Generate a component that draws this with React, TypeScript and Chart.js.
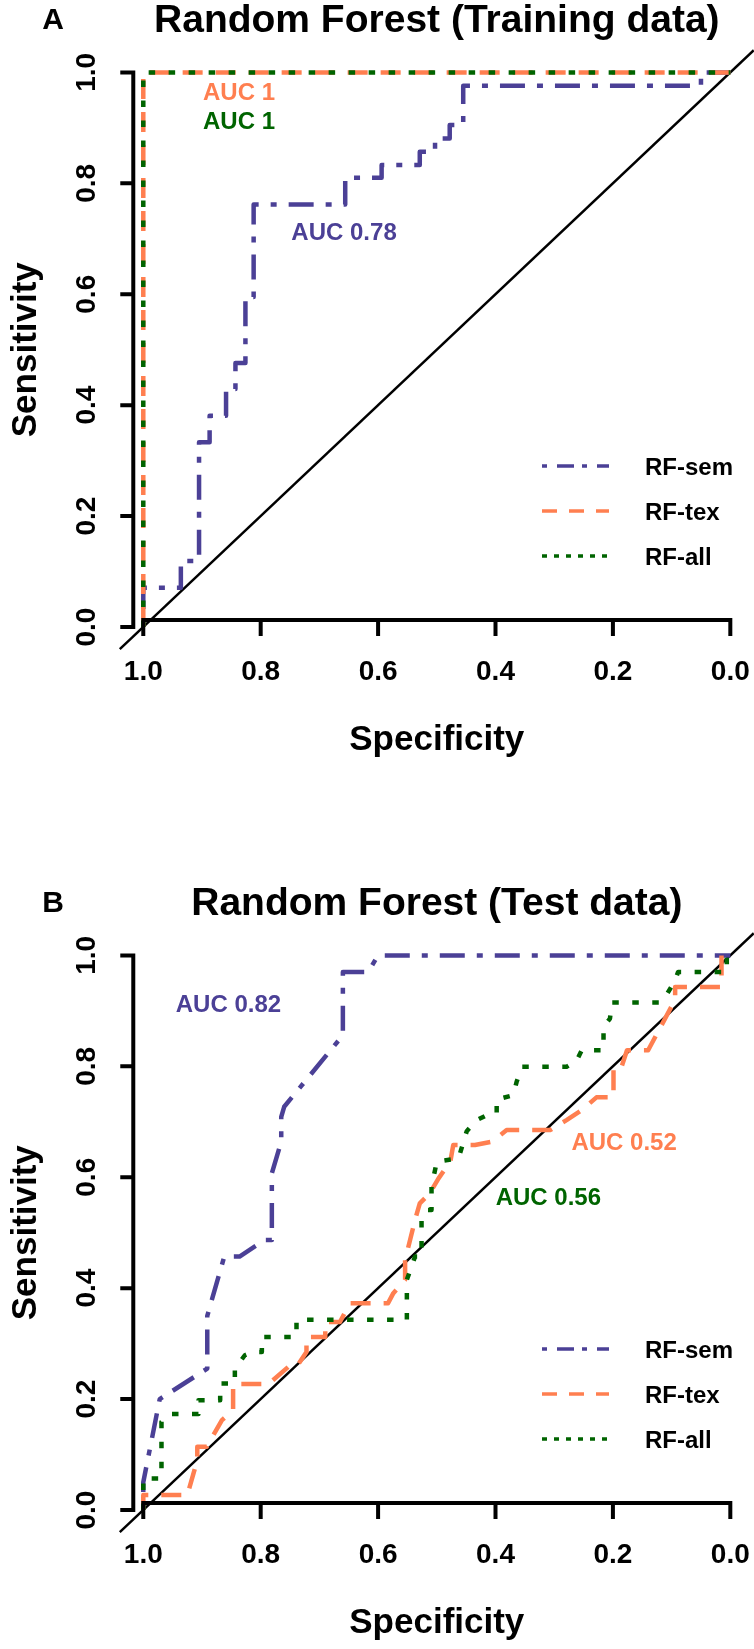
import React, { useEffect, useRef } from "react";
import { Chart, registerables } from "chart.js";

Chart.register(...registerables);

const FONT = '"Liberation Sans", Arial, Helvetica, sans-serif';

// ---------------- data ----------------
const seriesNames = ["RF-sem", "RF-tex", "RF-all"];
const tickValues = [1, 0.8, 0.6, 0.4, 0.2, 0];
const tickLabels = ["1.0", "0.8", "0.6", "0.4", "0.2", "0.0"];

// Panel A: training data
const trainSemSpec = [1, 1, 0.936, 0.936, 0.905, 0.905, 0.887, 0.887, 0.859, 0.859, 0.843, 0.843, 0.826, 0.826, 0.812, 0.812, 0.656, 0.656, 0.594, 0.594, 0.529, 0.529, 0.503, 0.503, 0.478, 0.478, 0.455, 0.455, 0.05, 0.05, 0];
const trainSemSens = [0, 0.071, 0.071, 0.119, 0.119, 0.333, 0.333, 0.381, 0.381, 0.429, 0.429, 0.476, 0.476, 0.595, 0.595, 0.762, 0.762, 0.81, 0.81, 0.833, 0.833, 0.857, 0.857, 0.881, 0.881, 0.905, 0.905, 0.976, 0.976, 1, 1];
const trainTexSpec = [1, 1, 0];
const trainTexSens = [0, 1, 1];
const trainAllSpec = [1, 1, 0];
const trainAllSens = [0, 1, 1];
const trainAucLabels = ["AUC 0.78", "AUC 1", "AUC 1"];

// Panel B: test data
const testSemSpec = [1, 1, 0.972, 0.891, 0.891, 0.862, 0.836, 0.793, 0.781, 0.781, 0.765, 0.765, 0.76, 0.66, 0.66, 0.617, 0.6, 0];
const testSemSens = [0, 0.05, 0.2, 0.255, 0.35, 0.457, 0.457, 0.487, 0.487, 0.607, 0.664, 0.709, 0.727, 0.856, 0.97, 0.97, 1, 1];
const testTexSpec = [1, 1, 0.925, 0.908, 0.908, 0.892, 0.866, 0.847, 0.847, 0.787, 0.753, 0.739, 0.722, 0.722, 0.69, 0.69, 0.665, 0.648, 0.583, 0.574, 0.554, 0.554, 0.537, 0.529, 0.512, 0.497, 0.477, 0.472, 0.435, 0.406, 0.381, 0.307, 0.279, 0.253, 0.228, 0.199, 0.199, 0.185, 0.176, 0.14, 0.094, 0.094, 0.015, 0.015, 0];
const testTexSens = [0, 0.027, 0.027, 0.09, 0.114, 0.114, 0.162, 0.18, 0.227, 0.227, 0.258, 0.258, 0.285, 0.312, 0.312, 0.339, 0.339, 0.373, 0.373, 0.391, 0.415, 0.451, 0.523, 0.553, 0.571, 0.598, 0.628, 0.658, 0.658, 0.664, 0.685, 0.685, 0.703, 0.721, 0.744, 0.744, 0.8, 0.8, 0.829, 0.829, 0.92, 0.943, 0.943, 1, 1];
const testAllSpec = [1, 1, 0.969, 0.969, 0.955, 0.906, 0.906, 0.869, 0.869, 0.844, 0.844, 0.827, 0.813, 0.798, 0.798, 0.739, 0.739, 0.551, 0.551, 0.537, 0.526, 0.526, 0.517, 0.509, 0.509, 0.5, 0.463, 0.449, 0.432, 0.409, 0.398, 0.398, 0.37, 0.364, 0.355, 0.279, 0.262, 0.253, 0.216, 0.216, 0.205, 0.202, 0.12, 0.108, 0.094, 0.089, 0.006, 0.006, 0];
const testAllSens = [0, 0.057, 0.057, 0.159, 0.173, 0.173, 0.198, 0.198, 0.228, 0.228, 0.255, 0.279, 0.285, 0.285, 0.312, 0.312, 0.343, 0.343, 0.415, 0.457, 0.457, 0.523, 0.541, 0.541, 0.583, 0.628, 0.634, 0.683, 0.703, 0.715, 0.715, 0.74, 0.748, 0.772, 0.799, 0.799, 0.81, 0.829, 0.829, 0.871, 0.886, 0.915, 0.915, 0.93, 0.955, 0.97, 0.97, 1, 1];
const testAucLabels = ["AUC 0.82", "AUC 0.52", "AUC 0.56"];

// reference (chance) line
const diagSpec = [1.04, -0.04];
const diagSens = [-0.04, 1.04];

// ---------------- styles ----------------
const COLORS = ["#4B4096", "#FF7F50", "#006400"];
const PLOT_DASH = [[6, 12, 25, 12], [20, 13], [6.5, 13.5]];
const LEGEND_DASH = [[5, 10, 17, 8], [15, 12], [5, 7]];
const W = 754;

type PanelProps = {
  letter: string;
  title: string;
  spec: number[][];
  sens: number[][];
  aucLabels: string[];
  aucAt: number[][];
  top: number;
  height: number;
};

const pts = (xs: number[], ys: number[]) => xs.map((v, i) => ({ x: v, y: ys[i] }));

function makeDecor(p: PanelProps) {
  return {
    id: "rocDecor",
    afterDatasetsDraw(chart: any) {
      const ctx: CanvasRenderingContext2D = chart.ctx;
      const xs = chart.scales.x;
      const ys = chart.scales.y;
      const px = (v: number) => xs.getPixelForValue(v);
      const py = (v: number) => ys.getPixelForValue(v);

      const text = (s: string, x: number, y: number, size: number, color: string, align: CanvasTextAlign = "center", rot = 0) => {
        ctx.save();
        ctx.translate(x, y);
        if (rot) ctx.rotate(rot);
        ctx.font = `bold ${size}px ${FONT}`;
        ctx.fillStyle = color;
        ctx.textAlign = align;
        ctx.textBaseline = "alphabetic";
        ctx.fillText(s, 0, size * 0.358);
        ctx.restore();
      };

      ctx.save();
      ctx.setLineDash([]);
      ctx.strokeStyle = "#000";
      ctx.lineWidth = 4;
      ctx.lineCap = "square";
      // y axis
      const ax = px(1) - 10;
      ctx.beginPath();
      ctx.moveTo(ax, py(0));
      ctx.lineTo(ax, py(1));
      for (const v of tickValues) {
        ctx.moveTo(ax, py(v));
        ctx.lineTo(ax - 11, py(v));
      }
      ctx.stroke();
      // x axis
      const ay = py(0) - 7;
      ctx.beginPath();
      ctx.moveTo(px(1), ay);
      ctx.lineTo(px(0), ay);
      for (const v of tickValues) {
        ctx.moveTo(px(v), ay);
        ctx.lineTo(px(v), ay + 14);
      }
      ctx.stroke();
      ctx.restore();

      tickValues.forEach((v, i) => {
        text(tickLabels[i], px(v), ay + 50, 28, "#000");
        text(tickLabels[i], ax - 48, py(v), 28, "#000", "center", -Math.PI / 2);
      });
      const cx = (px(1) + px(0)) / 2;
      text("Specificity", cx, py(0) + 110, 35, "#000");
      text("Sensitivity", 23, (py(0) + py(1)) / 2, 35, "#000", "center", -Math.PI / 2);
      text(p.title, cx, 18, 39, "#000");
      text(p.letter, 53, 18, 30, "#000");

      p.aucLabels.forEach((s, i) => {
        text(s, px(p.aucAt[i][0]), py(p.aucAt[i][1]), 24, COLORS[i]);
      });

      // legend
      seriesNames.forEach((name, i) => {
        const y = py(0) - 161 + 45 * i;
        ctx.save();
        ctx.strokeStyle = COLORS[i];
        ctx.lineWidth = 3.3;
        ctx.lineCap = "butt";
        ctx.setLineDash(LEGEND_DASH[i]);
        ctx.beginPath();
        ctx.moveTo(542, y);
        ctx.lineTo(609, y);
        ctx.stroke();
        ctx.restore();
        text(name, 645, y, 24, "#000", "left");
      });
    },
  };
}

function RocPanel(p: PanelProps) {
  const ref = useRef<HTMLCanvasElement | null>(null);
  useEffect(() => {
    if (!ref.current) return;
    const datasets: any[] = [
      {
        label: "chance",
        data: pts(diagSpec, diagSens),
        showLine: true,
        borderColor: "#000",
        borderWidth: 2.5,
        pointRadius: 0,
        order: 4,
        clip: false,
      },
    ];
    seriesNames.forEach((name, i) => {
      datasets.push({
        label: name,
        data: pts(p.spec[i], p.sens[i]),
        showLine: true,
        borderColor: COLORS[i],
        borderWidth: 4.5,
        borderDash: PLOT_DASH[i],
        borderCapStyle: "butt",
        borderJoinStyle: "round",
        pointRadius: 0,
        tension: 0,
        order: 3 - i,
        clip: false,
      });
    });
    const chart = new Chart(ref.current, {
      type: "scatter",
      data: { datasets },
      options: {
        responsive: false,
        maintainAspectRatio: false,
        animation: false,
        devicePixelRatio: 1,
        events: [],
        layout: { padding: { left: 119.8, right: 0.2, top: 50.2, bottom: p.height - 649.2 } },
        scales: {
          x: { type: "linear", reverse: true, min: -0.04, max: 1.04, display: false },
          y: { type: "linear", min: -0.04, max: 1.04, display: false },
        },
        plugins: { legend: { display: false }, tooltip: { enabled: false } },
      },
      plugins: [makeDecor(p)],
    } as any);
    return () => chart.destroy();
  }, []);
  return (
    <canvas
      ref={ref}
      width={W}
      height={p.height}
      style={{ position: "absolute", left: 0, top: p.top, width: W, height: p.height }}
    />
  );
}

export default function App() {
  return (
    <div style={{ position: "absolute", left: 0, top: 0, width: W, height: 1649, background: "#fff" }}>
      <RocPanel
        letter="A"
        title="Random Forest (Training data)"
        spec={[trainSemSpec, trainTexSpec, trainAllSpec]}
        sens={[trainSemSens, trainTexSens, trainAllSens]}
        aucLabels={trainAucLabels}
        aucAt={[[0.658, 0.713], [0.837, 0.965], [0.837, 0.914]]}
        top={0}
        height={883}
      />
      <RocPanel
        letter="B"
        title="Random Forest (Test data)"
        spec={[testSemSpec, testTexSpec, testAllSpec]}
        sens={[testSemSens, testTexSens, testAllSens]}
        aucLabels={testAucLabels}
        aucAt={[[0.855, 0.913], [0.181, 0.664], [0.31, 0.565]]}
        top={883}
        height={766}
      />
    </div>
  );
}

━━━━━━━━

Problem requirements: Copy all lines in the listing above where the string "React" appears.

Response:
Generate a component that draws this with React, TypeScript and Chart.js.
import React, { useEffect, useRef } from "react";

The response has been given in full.